**SET EXERCISE:** Take every line where the string "this" appears and copy it.

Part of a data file
— begin —
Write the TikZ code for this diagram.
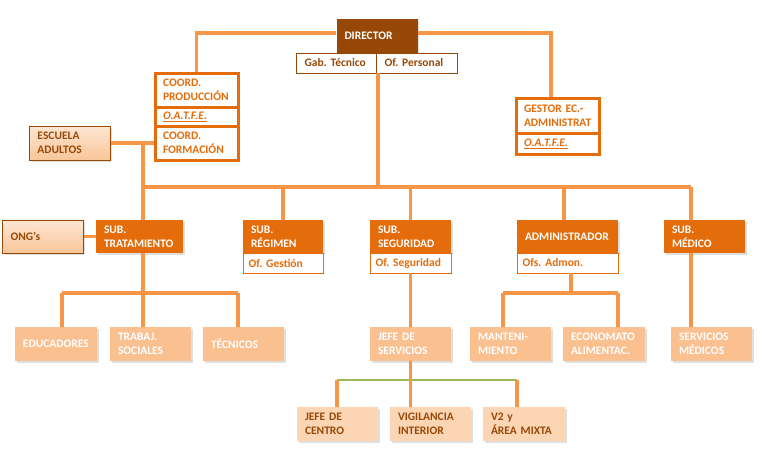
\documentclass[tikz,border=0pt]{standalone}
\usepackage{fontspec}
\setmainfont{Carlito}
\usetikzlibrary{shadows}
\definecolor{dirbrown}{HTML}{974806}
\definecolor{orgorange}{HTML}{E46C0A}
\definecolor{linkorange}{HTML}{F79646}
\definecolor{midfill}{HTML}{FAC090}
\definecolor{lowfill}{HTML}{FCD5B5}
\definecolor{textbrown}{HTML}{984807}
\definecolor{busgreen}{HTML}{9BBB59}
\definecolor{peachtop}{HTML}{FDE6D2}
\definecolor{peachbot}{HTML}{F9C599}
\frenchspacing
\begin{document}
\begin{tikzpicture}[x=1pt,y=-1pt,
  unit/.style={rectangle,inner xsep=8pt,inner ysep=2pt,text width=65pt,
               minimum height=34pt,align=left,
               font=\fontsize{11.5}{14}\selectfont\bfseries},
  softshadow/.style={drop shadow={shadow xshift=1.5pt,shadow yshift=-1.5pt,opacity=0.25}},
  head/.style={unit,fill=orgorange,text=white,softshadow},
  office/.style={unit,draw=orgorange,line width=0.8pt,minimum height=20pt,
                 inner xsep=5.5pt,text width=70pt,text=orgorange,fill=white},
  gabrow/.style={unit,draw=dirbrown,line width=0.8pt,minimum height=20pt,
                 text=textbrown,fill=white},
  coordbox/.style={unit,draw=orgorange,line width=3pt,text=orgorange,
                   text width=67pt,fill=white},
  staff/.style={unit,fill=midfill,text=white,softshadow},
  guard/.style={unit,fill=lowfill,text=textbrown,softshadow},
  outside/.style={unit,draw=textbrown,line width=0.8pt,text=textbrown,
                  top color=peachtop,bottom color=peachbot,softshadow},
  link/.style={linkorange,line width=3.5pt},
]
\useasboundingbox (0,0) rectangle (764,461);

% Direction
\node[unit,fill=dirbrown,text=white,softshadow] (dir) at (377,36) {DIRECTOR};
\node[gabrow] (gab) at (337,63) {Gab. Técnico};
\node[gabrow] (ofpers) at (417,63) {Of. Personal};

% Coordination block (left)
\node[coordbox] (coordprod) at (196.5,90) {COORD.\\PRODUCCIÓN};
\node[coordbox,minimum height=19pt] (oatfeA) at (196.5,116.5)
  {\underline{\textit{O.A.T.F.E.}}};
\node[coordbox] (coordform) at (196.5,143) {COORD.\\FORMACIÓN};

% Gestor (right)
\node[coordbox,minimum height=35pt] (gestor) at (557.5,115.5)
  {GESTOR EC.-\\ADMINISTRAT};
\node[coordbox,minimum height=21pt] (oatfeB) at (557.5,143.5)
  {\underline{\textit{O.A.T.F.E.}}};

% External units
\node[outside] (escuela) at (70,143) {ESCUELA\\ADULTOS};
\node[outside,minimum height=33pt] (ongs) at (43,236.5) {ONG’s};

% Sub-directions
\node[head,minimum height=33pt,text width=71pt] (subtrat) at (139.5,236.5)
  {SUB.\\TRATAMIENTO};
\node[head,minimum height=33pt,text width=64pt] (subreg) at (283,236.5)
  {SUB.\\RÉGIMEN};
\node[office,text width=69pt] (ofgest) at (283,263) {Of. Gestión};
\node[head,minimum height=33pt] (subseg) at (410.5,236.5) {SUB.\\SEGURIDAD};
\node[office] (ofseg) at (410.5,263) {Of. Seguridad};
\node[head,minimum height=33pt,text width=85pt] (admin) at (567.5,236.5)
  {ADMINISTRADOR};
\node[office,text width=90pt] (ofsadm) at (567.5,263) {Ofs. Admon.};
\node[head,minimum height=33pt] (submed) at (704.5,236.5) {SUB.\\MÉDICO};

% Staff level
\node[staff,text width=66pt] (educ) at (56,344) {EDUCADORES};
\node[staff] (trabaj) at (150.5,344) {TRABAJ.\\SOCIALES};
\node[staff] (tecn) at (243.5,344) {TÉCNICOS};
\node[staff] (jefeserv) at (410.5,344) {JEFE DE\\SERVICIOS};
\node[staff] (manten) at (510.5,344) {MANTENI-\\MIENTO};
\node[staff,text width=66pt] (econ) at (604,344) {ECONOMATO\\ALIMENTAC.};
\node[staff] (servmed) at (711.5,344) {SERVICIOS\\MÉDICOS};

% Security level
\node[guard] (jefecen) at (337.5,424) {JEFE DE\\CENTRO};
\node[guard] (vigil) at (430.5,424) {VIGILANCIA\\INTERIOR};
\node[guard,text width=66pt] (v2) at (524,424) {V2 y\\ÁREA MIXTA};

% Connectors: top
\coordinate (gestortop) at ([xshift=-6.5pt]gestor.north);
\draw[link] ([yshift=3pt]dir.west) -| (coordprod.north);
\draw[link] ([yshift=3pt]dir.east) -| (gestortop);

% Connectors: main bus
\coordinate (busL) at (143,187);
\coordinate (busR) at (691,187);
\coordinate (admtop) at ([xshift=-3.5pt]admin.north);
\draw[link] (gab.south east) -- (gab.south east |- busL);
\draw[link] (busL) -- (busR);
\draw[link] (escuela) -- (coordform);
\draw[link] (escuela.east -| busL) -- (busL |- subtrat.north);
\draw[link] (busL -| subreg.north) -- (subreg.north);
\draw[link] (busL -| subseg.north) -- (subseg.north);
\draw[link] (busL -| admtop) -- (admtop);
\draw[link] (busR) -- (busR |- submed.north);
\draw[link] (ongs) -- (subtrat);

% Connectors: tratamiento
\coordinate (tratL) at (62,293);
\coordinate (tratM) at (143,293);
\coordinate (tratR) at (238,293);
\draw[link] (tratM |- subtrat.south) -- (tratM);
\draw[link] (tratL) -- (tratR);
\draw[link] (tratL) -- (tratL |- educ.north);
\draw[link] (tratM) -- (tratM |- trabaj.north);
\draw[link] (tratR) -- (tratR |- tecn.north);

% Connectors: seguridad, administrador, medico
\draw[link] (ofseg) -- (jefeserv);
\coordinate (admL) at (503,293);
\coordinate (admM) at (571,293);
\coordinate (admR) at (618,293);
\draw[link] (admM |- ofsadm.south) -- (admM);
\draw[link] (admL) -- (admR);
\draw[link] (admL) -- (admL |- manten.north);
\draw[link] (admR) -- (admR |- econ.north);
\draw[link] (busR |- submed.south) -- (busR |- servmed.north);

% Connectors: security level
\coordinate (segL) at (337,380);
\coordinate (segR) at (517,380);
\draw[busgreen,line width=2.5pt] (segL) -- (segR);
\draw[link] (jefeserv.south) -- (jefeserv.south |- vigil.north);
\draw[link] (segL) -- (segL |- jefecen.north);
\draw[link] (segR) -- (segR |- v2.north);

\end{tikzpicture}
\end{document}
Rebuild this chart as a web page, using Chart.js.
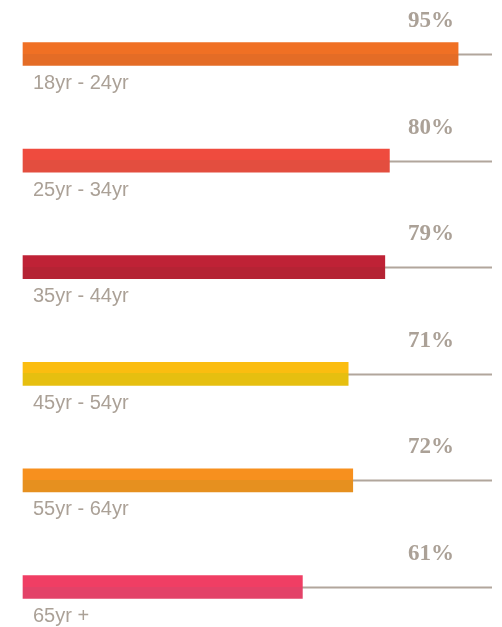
— end —
**EXERCISE RESPONSE:**
Write the TikZ code for this diagram.
Rebuild this chart as a web page, using Chart.js.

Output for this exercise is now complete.